AIM. Copy nothing but the text: reproduce each line of the listing exactly and leave the pictures out.

DATA SHOWN.

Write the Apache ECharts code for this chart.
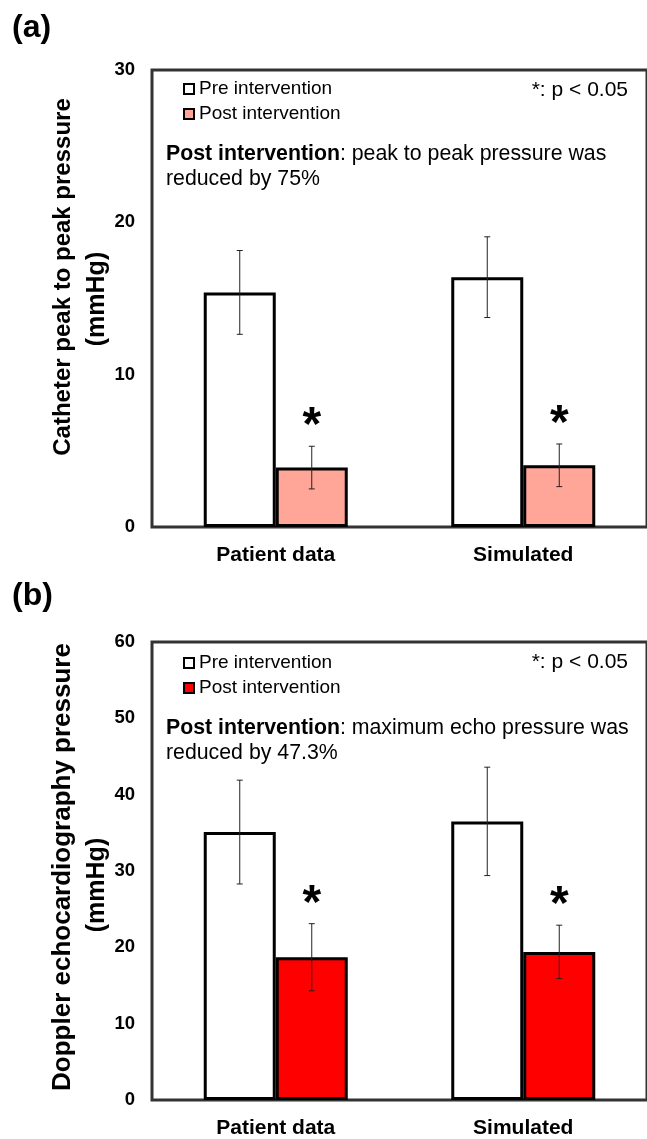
<!DOCTYPE html>
<html lang="en">
<head>
    <meta charset="UTF-8">
    <title>Catheter and Doppler pressure</title>
    <style>
        html, body { margin: 0; padding: 0; background: #fff; }
        #chart { width: 647px; height: 1139px; }
    </style>
</head>
<body>
<div id="chart"></div>
<script type="text/javascript" src="https://cdn.jsdelivr.net/npm/echarts@6/dist/echarts.min.js"></script>
<script type="text/javascript">
    var categories = ['Patient data', 'Simulated'];

    // (a) catheter peak to peak pressure, mmHg
    var preA = [15.4, 16.4];
    var preAErr = [2.75, 2.65];
    var postA = [3.9, 4.05];
    var postAErr = [1.4, 1.4];
    var sigA = [1, 1];

    // (b) doppler echocardiography pressure, mmHg
    var preB = [35.1, 36.5];
    var preBErr = [6.8, 7.1];
    var postB = [18.7, 19.4];
    var postBErr = [4.4, 3.5];
    var sigB = [1, 1];

    var yMaxA = 30, yMaxB = 60, yStep = 10;

    var FONT = '"Liberation Sans", Arial, sans-serif';
    var postColorA = '#ffa698';
    var postColorB = '#ff0000';
    var BAR_W = 72;

    var dom = document.getElementById('chart');
    var myChart = echarts.init(dom);

    function errData(vals, errs, sig) {
        return vals.map(function (v, i) {
            return [i, v, errs[i], sig ? sig[i] : 0];
        });
    }

    // error bar (+ optional asterisk) drawn next to a category centre
    function errRender(offset) {
        return function (params, api) {
            var i = api.value(0), v = api.value(1), e = api.value(2);
            var top = api.coord([i, v + e]);
            var bot = api.coord([i, v - e]);
            var x = top[0] + offset;
            var st = {stroke: '#222', lineWidth: 1};
            var children = [
                {type: 'line', shape: {x1: x, y1: top[1], x2: x, y2: bot[1]}, style: st},
                {type: 'line', shape: {x1: x - 3, y1: top[1], x2: x + 3, y2: top[1]}, style: st},
                {type: 'line', shape: {x1: x - 3, y1: bot[1], x2: x + 3, y2: bot[1]}, style: st}
            ];
            if (api.value(3)) {
                children.push({
                    type: 'text', x: x, y: top[1] + 5,
                    style: {text: '*', fill: '#000', font: 'bold 48px ' + FONT, align: 'center', verticalAlign: 'bottom'}
                });
            }
            return {type: 'group', children: children};
        };
    }

    function axisPair(idx, max) {
        return {
            x: {
                type: 'category', gridIndex: idx, data: categories,
                axisLine: {show: false}, axisTick: {show: false},
                axisLabel: {color: '#000', fontFamily: FONT, fontWeight: 'bold', fontSize: 21, margin: 18}
            },
            y: {
                type: 'value', gridIndex: idx, min: 0, max: max, interval: yStep,
                axisLine: {show: false}, axisTick: {show: false}, splitLine: {show: false},
                axisLabel: {color: '#000', fontFamily: FONT, fontWeight: 'bold', fontSize: 18.5, margin: 17}
            }
        };
    }

    var axA = axisPair(0, yMaxA), axB = axisPair(1, yMaxB);

    function legendFor(top, postColor) {
        return {
            orient: 'vertical', left: 183, top: top, padding: 0,
            icon: 'rect', itemWidth: 10, itemHeight: 10, itemGap: 5,
            selectedMode: false,
            itemStyle: {borderColor: '#000', borderWidth: 2},
            textStyle: {color: '#000', fontFamily: FONT, fontSize: 19, lineHeight: 20},
            data: [
                {name: 'Pre intervention', itemStyle: {color: '#fff'}},
                {name: 'Post intervention', itemStyle: {color: postColor}}
            ]
        };
    }

    function bars(idx, pre, post, postColor) {
        return [
            {
                name: 'Pre intervention', type: 'bar', xAxisIndex: idx, yAxisIndex: idx,
                data: pre, barWidth: BAR_W, barGap: '0%',
                itemStyle: {color: '#fff', borderColor: '#000', borderWidth: 3}
            },
            {
                name: 'Post intervention', type: 'bar', xAxisIndex: idx, yAxisIndex: idx,
                data: post, barWidth: BAR_W, barGap: '0%',
                itemStyle: {color: postColor, borderColor: '#000', borderWidth: 3}
            }
        ];
    }

    function errSeries(idx, data, offset) {
        return {
            type: 'custom', xAxisIndex: idx, yAxisIndex: idx, z: 5,
            renderItem: errRender(offset), encode: {x: 0, y: 1}, data: data
        };
    }

    function txt(x, y, text, font, align, extra) {
        var o = {
            type: 'text', x: x, y: y,
            style: {text: text, fill: '#000', font: font, align: align || 'left', verticalAlign: 'middle'}
        };
        if (extra) { for (var k in extra) o[k] = extra[k]; }
        return o;
    }

    var rich = {
        b: {fontFamily: FONT, fontWeight: 'bold', fontSize: 21.3, fill: '#000'},
        n: {fontFamily: FONT, fontSize: 21.3, fill: '#000'}
    };

    function note(y, line1, line2) {
        return {
            type: 'text', x: 166, y: y,
            style: {
                text: '{b|Post intervention}{n|: ' + line1 + '}\n{n|' + line2 + '}',
                rich: rich, lineHeight: 25, align: 'left', verticalAlign: 'top',
                font: '21px ' + FONT, fill: '#000'
            }
        };
    }

    var option = {
        animation: false,
        grid: [
            {left: 152, top: 70, width: 505, height: 457, show: true, borderColor: '#333', borderWidth: 3},
            {left: 152, top: 642, width: 505, height: 458, show: true, borderColor: '#333', borderWidth: 3}
        ],
        xAxis: [axA.x, axB.x],
        yAxis: [axA.y, axB.y],
        legend: [legendFor(79, postColorA), legendFor(653, postColorB)],
        graphic: [
            txt(12, 28, '(a)', 'bold 32px ' + FONT),
            txt(12, 596, '(b)', 'bold 32px ' + FONT),
            txt(63, 277, 'Catheter peak to peak pressure', 'bold 24px ' + FONT, 'center', {rotation: Math.PI / 2}),
            txt(97, 299, '(mmHg)', 'bold 25px ' + FONT, 'center', {rotation: Math.PI / 2}),
            txt(63, 867, 'Doppler echocardiography pressure', 'bold 26px ' + FONT, 'center', {rotation: Math.PI / 2}),
            txt(97, 885, '(mmHg)', 'bold 25px ' + FONT, 'center', {rotation: Math.PI / 2}),
            txt(628, 90, '*: p < 0.05', '21px ' + FONT, 'right'),
            txt(628, 662, '*: p < 0.05', '21px ' + FONT, 'right'),
            note(142, 'peak to peak pressure was', 'reduced by 75%'),
            note(716, 'maximum echo pressure was', 'reduced by 47.3%')
        ],
        series: [].concat(
            bars(0, preA, postA, postColorA),
            bars(1, preB, postB, postColorB),
            [
                errSeries(0, errData(preA, preAErr), -BAR_W / 2),
                errSeries(0, errData(postA, postAErr, sigA), BAR_W / 2),
                errSeries(1, errData(preB, preBErr), -BAR_W / 2),
                errSeries(1, errData(postB, postBErr, sigB), BAR_W / 2)
            ]
        )
    };

    myChart.setOption(option);
</script>
</body>
</html>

TASK RESPONSE.
Write the Apache ECharts code for this chart.
<!DOCTYPE html>
<html lang="en">
<head>
    <meta charset="UTF-8">
    <title>Catheter and Doppler pressure</title>
    <style>
        html, body { margin: 0; padding: 0; background: #fff; }
        #chart { width: 647px; height: 1139px; }
    </style>
</head>
<body>
<div id="chart"></div>
<script type="text/javascript" src="https://cdn.jsdelivr.net/npm/echarts@6/dist/echarts.min.js"></script>
<script type="text/javascript">
    var categories = ['Patient data', 'Simulated'];

    // (a) catheter peak to peak pressure, mmHg
    var preA = [15.4, 16.4];
    var preAErr = [2.75, 2.65];
    var postA = [3.9, 4.05];
    var postAErr = [1.4, 1.4];
    var sigA = [1, 1];

    // (b) doppler echocardiography pressure, mmHg
    var preB = [35.1, 36.5];
    var preBErr = [6.8, 7.1];
    var postB = [18.7, 19.4];
    var postBErr = [4.4, 3.5];
    var sigB = [1, 1];

    var yMaxA = 30, yMaxB = 60, yStep = 10;

    var FONT = '"Liberation Sans", Arial, sans-serif';
    var postColorA = '#ffa698';
    var postColorB = '#ff0000';
    var BAR_W = 72;

    var dom = document.getElementById('chart');
    var myChart = echarts.init(dom);

    function errData(vals, errs, sig) {
        return vals.map(function (v, i) {
            return [i, v, errs[i], sig ? sig[i] : 0];
        });
    }

    // error bar (+ optional asterisk) drawn next to a category centre
    function errRender(offset) {
        return function (params, api) {
            var i = api.value(0), v = api.value(1), e = api.value(2);
            var top = api.coord([i, v + e]);
            var bot = api.coord([i, v - e]);
            var x = top[0] + offset;
            var st = {stroke: '#222', lineWidth: 1};
            var children = [
                {type: 'line', shape: {x1: x, y1: top[1], x2: x, y2: bot[1]}, style: st},
                {type: 'line', shape: {x1: x - 3, y1: top[1], x2: x + 3, y2: top[1]}, style: st},
                {type: 'line', shape: {x1: x - 3, y1: bot[1], x2: x + 3, y2: bot[1]}, style: st}
            ];
            if (api.value(3)) {
                children.push({
                    type: 'text', x: x, y: top[1] + 5,
                    style: {text: '*', fill: '#000', font: 'bold 48px ' + FONT, align: 'center', verticalAlign: 'bottom'}
                });
            }
            return {type: 'group', children: children};
        };
    }

    function axisPair(idx, max) {
        return {
            x: {
                type: 'category', gridIndex: idx, data: categories,
                axisLine: {show: false}, axisTick: {show: false},
                axisLabel: {color: '#000', fontFamily: FONT, fontWeight: 'bold', fontSize: 21, margin: 18}
            },
            y: {
                type: 'value', gridIndex: idx, min: 0, max: max, interval: yStep,
                axisLine: {show: false}, axisTick: {show: false}, splitLine: {show: false},
                axisLabel: {color: '#000', fontFamily: FONT, fontWeight: 'bold', fontSize: 18.5, margin: 17}
            }
        };
    }

    var axA = axisPair(0, yMaxA), axB = axisPair(1, yMaxB);

    function legendFor(top, postColor) {
        return {
            orient: 'vertical', left: 183, top: top, padding: 0,
            icon: 'rect', itemWidth: 10, itemHeight: 10, itemGap: 5,
            selectedMode: false,
            itemStyle: {borderColor: '#000', borderWidth: 2},
            textStyle: {color: '#000', fontFamily: FONT, fontSize: 19, lineHeight: 20},
            data: [
                {name: 'Pre intervention', itemStyle: {color: '#fff'}},
                {name: 'Post intervention', itemStyle: {color: postColor}}
            ]
        };
    }

    function bars(idx, pre, post, postColor) {
        return [
            {
                name: 'Pre intervention', type: 'bar', xAxisIndex: idx, yAxisIndex: idx,
                data: pre, barWidth: BAR_W, barGap: '0%',
                itemStyle: {color: '#fff', borderColor: '#000', borderWidth: 3}
            },
            {
                name: 'Post intervention', type: 'bar', xAxisIndex: idx, yAxisIndex: idx,
                data: post, barWidth: BAR_W, barGap: '0%',
                itemStyle: {color: postColor, borderColor: '#000', borderWidth: 3}
            }
        ];
    }

    function errSeries(idx, data, offset) {
        return {
            type: 'custom', xAxisIndex: idx, yAxisIndex: idx, z: 5,
            renderItem: errRender(offset), encode: {x: 0, y: 1}, data: data
        };
    }

    function txt(x, y, text, font, align, extra) {
        var o = {
            type: 'text', x: x, y: y,
            style: {text: text, fill: '#000', font: font, align: align || 'left', verticalAlign: 'middle'}
        };
        if (extra) { for (var k in extra) o[k] = extra[k]; }
        return o;
    }

    var rich = {
        b: {fontFamily: FONT, fontWeight: 'bold', fontSize: 21.3, fill: '#000'},
        n: {fontFamily: FONT, fontSize: 21.3, fill: '#000'}
    };

    function note(y, line1, line2) {
        return {
            type: 'text', x: 166, y: y,
            style: {
                text: '{b|Post intervention}{n|: ' + line1 + '}\n{n|' + line2 + '}',
                rich: rich, lineHeight: 25, align: 'left', verticalAlign: 'top',
                font: '21px ' + FONT, fill: '#000'
            }
        };
    }

    var option = {
        animation: false,
        grid: [
            {left: 152, top: 70, width: 505, height: 457, show: true, borderColor: '#333', borderWidth: 3},
            {left: 152, top: 642, width: 505, height: 458, show: true, borderColor: '#333', borderWidth: 3}
        ],
        xAxis: [axA.x, axB.x],
        yAxis: [axA.y, axB.y],
        legend: [legendFor(79, postColorA), legendFor(653, postColorB)],
        graphic: [
            txt(12, 28, '(a)', 'bold 32px ' + FONT),
            txt(12, 596, '(b)', 'bold 32px ' + FONT),
            txt(63, 277, 'Catheter peak to peak pressure', 'bold 24px ' + FONT, 'center', {rotation: Math.PI / 2}),
            txt(97, 299, '(mmHg)', 'bold 25px ' + FONT, 'center', {rotation: Math.PI / 2}),
            txt(63, 867, 'Doppler echocardiography pressure', 'bold 26px ' + FONT, 'center', {rotation: Math.PI / 2}),
            txt(97, 885, '(mmHg)', 'bold 25px ' + FONT, 'center', {rotation: Math.PI / 2}),
            txt(628, 90, '*: p < 0.05', '21px ' + FONT, 'right'),
            txt(628, 662, '*: p < 0.05', '21px ' + FONT, 'right'),
            note(142, 'peak to peak pressure was', 'reduced by 75%'),
            note(716, 'maximum echo pressure was', 'reduced by 47.3%')
        ],
        series: [].concat(
            bars(0, preA, postA, postColorA),
            bars(1, preB, postB, postColorB),
            [
                errSeries(0, errData(preA, preAErr), -BAR_W / 2),
                errSeries(0, errData(postA, postAErr, sigA), BAR_W / 2),
                errSeries(1, errData(preB, preBErr), -BAR_W / 2),
                errSeries(1, errData(postB, postBErr, sigB), BAR_W / 2)
            ]
        )
    };

    myChart.setOption(option);
</script>
</body>
</html>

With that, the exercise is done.